=== Requirement ===
Your task is to tally the lines of the listing containing the word "chart" and report the figure alone.
───── Given data
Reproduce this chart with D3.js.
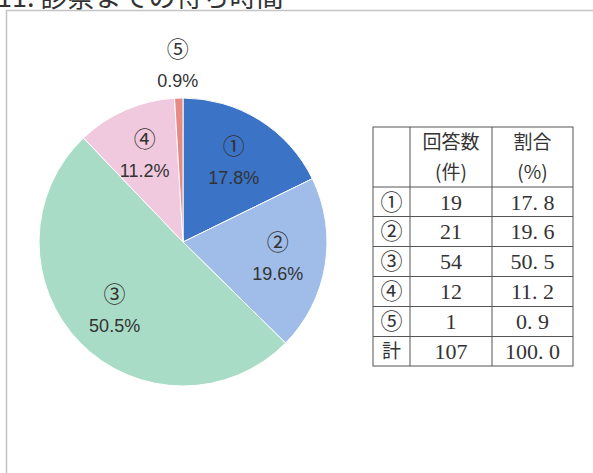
<!DOCTYPE html>
<html>
<head>
<meta charset="utf-8">
<script src="https://cdn.jsdelivr.net/npm/d3@7"></script>
<style>
body { margin: 0; background: #fff; }
svg { display: block; }
</style>
</head>
<body>
<div id="chart"></div>
<script>
// 11. 診察までの待ち時間
var marks = ["①", "②", "③", "④", "⑤"];
var counts = [19, 21, 54, 12, 1];
var pcts = ["17.8", "19.6", "50.5", "11.2", "0.9"];
var colors = ["#3b73c6", "#9fbde8", "#a9dcc6", "#f1c9de", "#e58a84"];
var totalCount = 107, totalPct = "100.0";

var width = 593, height = 473;
var svg = d3.select("#chart").append("svg")
    .attr("width", width)
    .attr("height", height);

// title (cut at top of scan)
svg.append("text")
    .attr("x", -3).attr("y", 7)
    .attr("font-family", "Noto Sans CJK JP, sans-serif")
    .attr("font-size", 27)
    .attr("fill", "#333")
    .text("11. 診察までの待ち時間");

// frame
svg.append("rect")
    .attr("x", 6.5).attr("y", 10.5)
    .attr("width", 600).attr("height", 480)
    .attr("fill", "#fff")
    .attr("stroke", "#c4c4c4")
    .attr("stroke-width", 1.5);

var cx = 183, cy = 242, r = 144;
var g = svg.append("g").attr("transform", "translate(" + cx + "," + cy + ")");

var pie = d3.pie().sort(null).value(function(d) { return d; });
var arcs = pie(counts);
var arc = d3.arc().innerRadius(0).outerRadius(r);
var labelArc = d3.arc().innerRadius(96).outerRadius(96);
var outerArc = d3.arc().innerRadius(178).outerRadius(178);

g.selectAll("path.slice")
    .data(arcs)
    .enter().append("path")
    .attr("class", "slice")
    .attr("d", arc)
    .attr("fill", function(d, i) { return colors[i]; })
    .attr("stroke", "#fff")
    .attr("stroke-width", 1);

var lbl = g.selectAll("g.lbl")
    .data(arcs)
    .enter().append("g")
    .attr("class", "lbl")
    .attr("transform", function(d, i) {
        var c = (d.endAngle - d.startAngle < 0.1 ? outerArc : labelArc).centroid(d);
        return "translate(" + c[0] + "," + c[1] + ")";
    });

lbl.append("text")
    .attr("text-anchor", "middle")
    .attr("y", -7)
    .attr("font-family", "Noto Sans CJK JP, sans-serif")
    .attr("font-size", 22)
    .attr("fill", "#333")
    .text(function(d, i) { return marks[i]; });

lbl.append("text")
    .attr("text-anchor", "middle")
    .attr("y", 23)
    .attr("font-family", "Liberation Sans, Arial, sans-serif")
    .attr("font-size", 18)
    .attr("fill", "#333")
    .text(function(d, i) { return pcts[i] + "%"; });

// table
var tx = [373, 410, 492, 573];
var ty = [127, 187, 216.5, 246.5, 276.5, 306.5, 336.5, 366];
var tg = svg.append("g");
tg.append("rect")
    .attr("x", tx[0]).attr("y", ty[0])
    .attr("width", tx[3] - tx[0]).attr("height", ty[7] - ty[0])
    .attr("fill", "#fff").attr("stroke", "#555").attr("stroke-width", 1);
tx.slice(1, 3).forEach(function(x) {
    tg.append("line").attr("x1", x).attr("x2", x).attr("y1", ty[0]).attr("y2", ty[7])
        .attr("stroke", "#555");
});
ty.slice(1, 7).forEach(function(y) {
    tg.append("line").attr("x1", tx[0]).attr("x2", tx[3]).attr("y1", y).attr("y2", y)
        .attr("stroke", "#555");
});

var jp = "Noto Sans CJK JP, sans-serif";
function cell(col, rowTop, rowBot, txt, fam, size) {
    tg.append("text")
        .attr("x", (tx[col] + tx[col + 1]) / 2)
        .attr("y", (rowTop + rowBot) / 2)
        .attr("dy", "0.36em")
        .attr("text-anchor", "middle")
        .attr("font-family", fam)
        .attr("font-size", size)
        .attr("fill", "#333")
        .text(txt);
}
cell(1, ty[0], ty[0] + 30, "回答数", jp, 19);
cell(1, ty[0] + 30, ty[1], "(件)", jp, 19);
cell(2, ty[0], ty[0] + 30, "割合", jp, 19);
cell(2, ty[0] + 30, ty[1], "(%)", jp, 19);

var rowHeads = marks.concat(["計"]);
var rowCounts = counts.concat([totalCount]);
var rowPcts = pcts.concat([totalPct]);
rowHeads.forEach(function(h, i) {
    cell(0, ty[i + 1], ty[i + 2], h, jp, i < 5 ? 22 : 19);
    cell(1, ty[i + 1], ty[i + 2], String(rowCounts[i]), "Liberation Serif, serif", 22);
    cell(2, ty[i + 1], ty[i + 2], rowPcts[i].replace(".", ". "), "Liberation Serif, serif", 22);
});
</script>
</body>
</html>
──────────
=== Full solution ===
3